**TASK DIRECTIONS**
The exercise asks for every line of the data to be reproduced exactly.

**PROVIDED MATERIAL**
## BEGIN
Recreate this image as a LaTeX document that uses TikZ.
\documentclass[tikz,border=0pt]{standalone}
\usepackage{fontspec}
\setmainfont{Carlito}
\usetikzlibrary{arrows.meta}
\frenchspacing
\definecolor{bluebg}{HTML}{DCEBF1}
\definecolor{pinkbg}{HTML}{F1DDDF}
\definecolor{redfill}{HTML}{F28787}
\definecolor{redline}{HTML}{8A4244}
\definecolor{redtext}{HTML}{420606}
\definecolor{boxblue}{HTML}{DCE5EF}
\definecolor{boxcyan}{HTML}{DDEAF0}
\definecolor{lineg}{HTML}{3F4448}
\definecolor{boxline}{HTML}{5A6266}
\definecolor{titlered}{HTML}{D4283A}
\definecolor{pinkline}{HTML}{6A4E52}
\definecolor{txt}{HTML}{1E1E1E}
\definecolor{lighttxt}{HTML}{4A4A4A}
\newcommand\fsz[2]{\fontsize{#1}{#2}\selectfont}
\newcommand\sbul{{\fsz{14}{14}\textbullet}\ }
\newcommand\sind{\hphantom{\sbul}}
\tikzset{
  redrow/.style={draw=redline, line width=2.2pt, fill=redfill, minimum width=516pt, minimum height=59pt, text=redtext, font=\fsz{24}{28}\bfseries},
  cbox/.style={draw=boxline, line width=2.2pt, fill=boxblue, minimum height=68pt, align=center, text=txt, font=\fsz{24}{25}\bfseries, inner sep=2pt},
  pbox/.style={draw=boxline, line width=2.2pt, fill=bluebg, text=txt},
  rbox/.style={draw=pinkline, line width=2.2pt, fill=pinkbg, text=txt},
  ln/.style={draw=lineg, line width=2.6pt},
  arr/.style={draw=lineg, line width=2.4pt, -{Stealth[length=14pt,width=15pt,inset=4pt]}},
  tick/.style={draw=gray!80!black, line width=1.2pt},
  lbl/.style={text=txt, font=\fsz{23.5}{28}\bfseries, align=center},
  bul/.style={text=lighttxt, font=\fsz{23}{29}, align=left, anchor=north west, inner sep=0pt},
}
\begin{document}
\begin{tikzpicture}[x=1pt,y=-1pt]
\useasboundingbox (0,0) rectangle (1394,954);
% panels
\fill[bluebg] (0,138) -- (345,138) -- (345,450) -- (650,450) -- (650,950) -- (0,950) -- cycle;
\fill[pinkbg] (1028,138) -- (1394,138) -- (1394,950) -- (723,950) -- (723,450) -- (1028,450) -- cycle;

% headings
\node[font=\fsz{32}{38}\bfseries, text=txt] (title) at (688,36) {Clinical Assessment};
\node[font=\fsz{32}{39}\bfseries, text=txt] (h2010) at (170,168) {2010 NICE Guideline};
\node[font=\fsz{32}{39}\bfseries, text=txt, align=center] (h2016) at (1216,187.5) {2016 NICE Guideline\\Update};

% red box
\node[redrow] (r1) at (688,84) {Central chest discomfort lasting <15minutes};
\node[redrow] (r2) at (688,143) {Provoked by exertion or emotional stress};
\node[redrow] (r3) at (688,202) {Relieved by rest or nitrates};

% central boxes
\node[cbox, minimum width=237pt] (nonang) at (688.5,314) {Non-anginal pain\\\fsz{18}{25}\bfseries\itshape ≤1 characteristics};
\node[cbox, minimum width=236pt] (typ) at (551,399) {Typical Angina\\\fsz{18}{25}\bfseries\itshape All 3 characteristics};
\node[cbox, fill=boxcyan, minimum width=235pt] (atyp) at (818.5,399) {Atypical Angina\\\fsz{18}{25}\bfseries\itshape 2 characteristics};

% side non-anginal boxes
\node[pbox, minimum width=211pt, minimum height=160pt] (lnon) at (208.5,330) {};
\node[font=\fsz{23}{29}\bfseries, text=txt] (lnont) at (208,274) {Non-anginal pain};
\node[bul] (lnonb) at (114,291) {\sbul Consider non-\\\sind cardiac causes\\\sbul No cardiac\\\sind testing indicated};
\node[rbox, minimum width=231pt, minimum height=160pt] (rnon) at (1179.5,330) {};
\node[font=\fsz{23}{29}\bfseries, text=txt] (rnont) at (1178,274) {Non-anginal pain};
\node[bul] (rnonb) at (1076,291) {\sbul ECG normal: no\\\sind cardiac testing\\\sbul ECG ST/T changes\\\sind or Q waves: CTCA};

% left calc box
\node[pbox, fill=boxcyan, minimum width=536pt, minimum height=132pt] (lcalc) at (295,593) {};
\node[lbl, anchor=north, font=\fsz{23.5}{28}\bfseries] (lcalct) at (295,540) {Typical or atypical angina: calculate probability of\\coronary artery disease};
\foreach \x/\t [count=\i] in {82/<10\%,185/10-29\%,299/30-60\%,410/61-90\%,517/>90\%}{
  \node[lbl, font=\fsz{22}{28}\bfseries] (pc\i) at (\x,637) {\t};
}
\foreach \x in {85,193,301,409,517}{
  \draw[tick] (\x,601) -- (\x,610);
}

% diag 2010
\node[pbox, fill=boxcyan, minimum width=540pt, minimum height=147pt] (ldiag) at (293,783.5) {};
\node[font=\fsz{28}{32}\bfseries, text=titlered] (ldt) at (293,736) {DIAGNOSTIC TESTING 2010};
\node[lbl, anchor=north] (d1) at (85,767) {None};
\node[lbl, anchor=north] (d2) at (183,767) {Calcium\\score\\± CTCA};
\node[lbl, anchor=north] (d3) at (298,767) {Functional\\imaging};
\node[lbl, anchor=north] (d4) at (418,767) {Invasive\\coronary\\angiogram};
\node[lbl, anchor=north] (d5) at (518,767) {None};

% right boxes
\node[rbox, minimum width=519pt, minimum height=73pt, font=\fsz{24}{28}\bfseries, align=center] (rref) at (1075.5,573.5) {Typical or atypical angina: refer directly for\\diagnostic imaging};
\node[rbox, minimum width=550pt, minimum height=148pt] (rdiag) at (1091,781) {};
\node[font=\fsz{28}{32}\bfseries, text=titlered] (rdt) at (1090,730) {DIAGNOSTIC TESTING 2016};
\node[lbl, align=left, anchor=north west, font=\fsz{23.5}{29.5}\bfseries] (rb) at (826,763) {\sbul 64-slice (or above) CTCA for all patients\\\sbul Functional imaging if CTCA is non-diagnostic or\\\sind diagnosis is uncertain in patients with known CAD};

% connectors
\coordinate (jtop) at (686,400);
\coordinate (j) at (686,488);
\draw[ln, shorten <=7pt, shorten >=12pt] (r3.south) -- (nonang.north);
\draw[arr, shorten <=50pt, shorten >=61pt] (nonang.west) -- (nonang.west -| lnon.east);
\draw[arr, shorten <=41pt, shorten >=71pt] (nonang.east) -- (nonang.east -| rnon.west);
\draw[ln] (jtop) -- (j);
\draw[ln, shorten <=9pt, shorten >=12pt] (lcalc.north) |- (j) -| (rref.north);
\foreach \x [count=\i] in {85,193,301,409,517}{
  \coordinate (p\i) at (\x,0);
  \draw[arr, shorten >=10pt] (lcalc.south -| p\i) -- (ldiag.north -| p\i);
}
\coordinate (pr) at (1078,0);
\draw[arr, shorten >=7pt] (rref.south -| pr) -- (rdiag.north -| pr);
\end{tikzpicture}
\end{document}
## END
**COMPLETE RESPONSE**
Recreate this image as a LaTeX document that uses TikZ.
\documentclass[tikz,border=0pt]{standalone}
\usepackage{fontspec}
\setmainfont{Carlito}
\usetikzlibrary{arrows.meta}
\frenchspacing
\definecolor{bluebg}{HTML}{DCEBF1}
\definecolor{pinkbg}{HTML}{F1DDDF}
\definecolor{redfill}{HTML}{F28787}
\definecolor{redline}{HTML}{8A4244}
\definecolor{redtext}{HTML}{420606}
\definecolor{boxblue}{HTML}{DCE5EF}
\definecolor{boxcyan}{HTML}{DDEAF0}
\definecolor{lineg}{HTML}{3F4448}
\definecolor{boxline}{HTML}{5A6266}
\definecolor{titlered}{HTML}{D4283A}
\definecolor{pinkline}{HTML}{6A4E52}
\definecolor{txt}{HTML}{1E1E1E}
\definecolor{lighttxt}{HTML}{4A4A4A}
\newcommand\fsz[2]{\fontsize{#1}{#2}\selectfont}
\newcommand\sbul{{\fsz{14}{14}\textbullet}\ }
\newcommand\sind{\hphantom{\sbul}}
\tikzset{
  redrow/.style={draw=redline, line width=2.2pt, fill=redfill, minimum width=516pt, minimum height=59pt, text=redtext, font=\fsz{24}{28}\bfseries},
  cbox/.style={draw=boxline, line width=2.2pt, fill=boxblue, minimum height=68pt, align=center, text=txt, font=\fsz{24}{25}\bfseries, inner sep=2pt},
  pbox/.style={draw=boxline, line width=2.2pt, fill=bluebg, text=txt},
  rbox/.style={draw=pinkline, line width=2.2pt, fill=pinkbg, text=txt},
  ln/.style={draw=lineg, line width=2.6pt},
  arr/.style={draw=lineg, line width=2.4pt, -{Stealth[length=14pt,width=15pt,inset=4pt]}},
  tick/.style={draw=gray!80!black, line width=1.2pt},
  lbl/.style={text=txt, font=\fsz{23.5}{28}\bfseries, align=center},
  bul/.style={text=lighttxt, font=\fsz{23}{29}, align=left, anchor=north west, inner sep=0pt},
}
\begin{document}
\begin{tikzpicture}[x=1pt,y=-1pt]
\useasboundingbox (0,0) rectangle (1394,954);
% panels
\fill[bluebg] (0,138) -- (345,138) -- (345,450) -- (650,450) -- (650,950) -- (0,950) -- cycle;
\fill[pinkbg] (1028,138) -- (1394,138) -- (1394,950) -- (723,950) -- (723,450) -- (1028,450) -- cycle;

% headings
\node[font=\fsz{32}{38}\bfseries, text=txt] (title) at (688,36) {Clinical Assessment};
\node[font=\fsz{32}{39}\bfseries, text=txt] (h2010) at (170,168) {2010 NICE Guideline};
\node[font=\fsz{32}{39}\bfseries, text=txt, align=center] (h2016) at (1216,187.5) {2016 NICE Guideline\\Update};

% red box
\node[redrow] (r1) at (688,84) {Central chest discomfort lasting <15minutes};
\node[redrow] (r2) at (688,143) {Provoked by exertion or emotional stress};
\node[redrow] (r3) at (688,202) {Relieved by rest or nitrates};

% central boxes
\node[cbox, minimum width=237pt] (nonang) at (688.5,314) {Non-anginal pain\\\fsz{18}{25}\bfseries\itshape ≤1 characteristics};
\node[cbox, minimum width=236pt] (typ) at (551,399) {Typical Angina\\\fsz{18}{25}\bfseries\itshape All 3 characteristics};
\node[cbox, fill=boxcyan, minimum width=235pt] (atyp) at (818.5,399) {Atypical Angina\\\fsz{18}{25}\bfseries\itshape 2 characteristics};

% side non-anginal boxes
\node[pbox, minimum width=211pt, minimum height=160pt] (lnon) at (208.5,330) {};
\node[font=\fsz{23}{29}\bfseries, text=txt] (lnont) at (208,274) {Non-anginal pain};
\node[bul] (lnonb) at (114,291) {\sbul Consider non-\\\sind cardiac causes\\\sbul No cardiac\\\sind testing indicated};
\node[rbox, minimum width=231pt, minimum height=160pt] (rnon) at (1179.5,330) {};
\node[font=\fsz{23}{29}\bfseries, text=txt] (rnont) at (1178,274) {Non-anginal pain};
\node[bul] (rnonb) at (1076,291) {\sbul ECG normal: no\\\sind cardiac testing\\\sbul ECG ST/T changes\\\sind or Q waves: CTCA};

% left calc box
\node[pbox, fill=boxcyan, minimum width=536pt, minimum height=132pt] (lcalc) at (295,593) {};
\node[lbl, anchor=north, font=\fsz{23.5}{28}\bfseries] (lcalct) at (295,540) {Typical or atypical angina: calculate probability of\\coronary artery disease};
\foreach \x/\t [count=\i] in {82/<10\%,185/10-29\%,299/30-60\%,410/61-90\%,517/>90\%}{
  \node[lbl, font=\fsz{22}{28}\bfseries] (pc\i) at (\x,637) {\t};
}
\foreach \x in {85,193,301,409,517}{
  \draw[tick] (\x,601) -- (\x,610);
}

% diag 2010
\node[pbox, fill=boxcyan, minimum width=540pt, minimum height=147pt] (ldiag) at (293,783.5) {};
\node[font=\fsz{28}{32}\bfseries, text=titlered] (ldt) at (293,736) {DIAGNOSTIC TESTING 2010};
\node[lbl, anchor=north] (d1) at (85,767) {None};
\node[lbl, anchor=north] (d2) at (183,767) {Calcium\\score\\± CTCA};
\node[lbl, anchor=north] (d3) at (298,767) {Functional\\imaging};
\node[lbl, anchor=north] (d4) at (418,767) {Invasive\\coronary\\angiogram};
\node[lbl, anchor=north] (d5) at (518,767) {None};

% right boxes
\node[rbox, minimum width=519pt, minimum height=73pt, font=\fsz{24}{28}\bfseries, align=center] (rref) at (1075.5,573.5) {Typical or atypical angina: refer directly for\\diagnostic imaging};
\node[rbox, minimum width=550pt, minimum height=148pt] (rdiag) at (1091,781) {};
\node[font=\fsz{28}{32}\bfseries, text=titlered] (rdt) at (1090,730) {DIAGNOSTIC TESTING 2016};
\node[lbl, align=left, anchor=north west, font=\fsz{23.5}{29.5}\bfseries] (rb) at (826,763) {\sbul 64-slice (or above) CTCA for all patients\\\sbul Functional imaging if CTCA is non-diagnostic or\\\sind diagnosis is uncertain in patients with known CAD};

% connectors
\coordinate (jtop) at (686,400);
\coordinate (j) at (686,488);
\draw[ln, shorten <=7pt, shorten >=12pt] (r3.south) -- (nonang.north);
\draw[arr, shorten <=50pt, shorten >=61pt] (nonang.west) -- (nonang.west -| lnon.east);
\draw[arr, shorten <=41pt, shorten >=71pt] (nonang.east) -- (nonang.east -| rnon.west);
\draw[ln] (jtop) -- (j);
\draw[ln, shorten <=9pt, shorten >=12pt] (lcalc.north) |- (j) -| (rref.north);
\foreach \x [count=\i] in {85,193,301,409,517}{
  \coordinate (p\i) at (\x,0);
  \draw[arr, shorten >=10pt] (lcalc.south -| p\i) -- (ldiag.north -| p\i);
}
\coordinate (pr) at (1078,0);
\draw[arr, shorten >=7pt] (rref.south -| pr) -- (rdiag.north -| pr);
\end{tikzpicture}
\end{document}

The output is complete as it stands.